Addressing a largely American audience, Abraham criticised the US foreign policy which "blocks the path" towards a political solution for Israelis and Palestinians without ethnic supremacy.
With Adra beside him, Abraham asked, “Can’t you see that we’re intertwined – that my people can be truly safe if Basel’s people are truly free and safe?"
Beyond the rare collaboration of artists, what makes No Other Land's win at the Oscars historic is that it has made Palestinian content unignorable on the global stage, most importantly on the American stage.
"I’m in tears to see the Palestinian art finally being recognized in such a way. This is well-deserved not only because of the brilliance of artists who made this documentary but because our story is just and deserves all the support and recognition there is in this world," Palestinian poet and activist Mosab Abu Toha wrote on X.
Despite being nominated to the Oscars and winning several accolades earlier, including the audience award and documentary film award at the Berlin International Film Festival in February 2024, as well as the New York Film Critics Circle award for Best Non-Fiction Film, No Other Land could not find a distributor in the US.
"It’s important for people to watch it so they can understand what’s going on... Especially in the US which, as a country, is a main player in what’s going on. Americans have a responsibility, I believe, and I hope that they watch it and move in the right direction and take any action they can in order to help us change,” Adra had remarked while speaking to IndieWire regarding the film's challenge to find a distributor.
"I think the conversation in the United States appears to be far less nuanced — there is much less space for this kind of criticism, even when it comes in the form of a film,” said Abraham.
However, No Other Land's trouble to find a distributor is only a trivial extension of the suppression, censorship and sometimes erasure of Palestinian art that have happened with impunity over the years.
Recently, a BBC documentary titled Gaza: How to Survive a Warzone, centred on the plight of Palestinian children amid Israel's genocidal war on Gaza was pulled out after it was "revealed" that its teenage narrator is the son of a Hamas official.
In last October, nearly 19 Palestine-related movies were removed from its collection by American streaming giant Netflix.
Challenging the streaming platform's hesitancy to provide a public explanation for the removal, California-based NGO 'Freedom Forward', in a letter to Netflix CEO Reed Hastings wrote, "The systemic suppression of Palestinian voices and censorship of content prevent US and Western societies from being aware of and understanding the reality of Western governments’ support for Israel’s brutal policies of occupation, apartheid, ethnic cleansing, and now, genocide of Palestinians."
Speaking of the erasure and censorship of Palestinian stories and culture, Palestinian-American academic Edward Said, in his essay titled 'Permission to Narrate', emphasised that Palestinians are being systematically denied the agency to tell their own stories.
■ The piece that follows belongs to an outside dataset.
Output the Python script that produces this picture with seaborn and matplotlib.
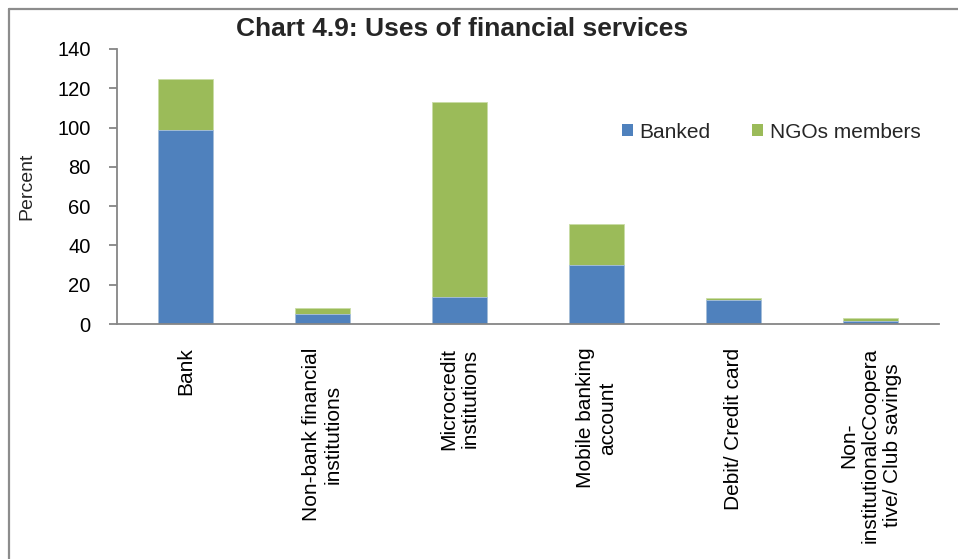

He stated that the West’s biased coverage and suppression of Palestinian narratives distorts the region’s history and justifies Israeli aggression, which is why, for a more truthful understanding of history, Palestinians needed the right “to narrate.”
Given the context of a history of suppression of Palestinain content, some Palestinians think what made No Other Land's victory possible is the Israeli association.
"No Other Land winning an Oscar is being framed as a historic moment for Palestinians, but would the Academy have awarded it if it weren’t framed as a joint project? Why did the speech stop at “ethnic cleansing” instead of genocide? Feels like more industry-approved normalization," Palestinain activist Nerdeen Kiswani wrote on 'X'.
Acknowledging No Other Land's victory as a big win, artist collective 'Art of Resistance' claimed there is no way for a Palestinian to tell their own story to the world without the “buffer” of an Israeli & receive this level of accolades.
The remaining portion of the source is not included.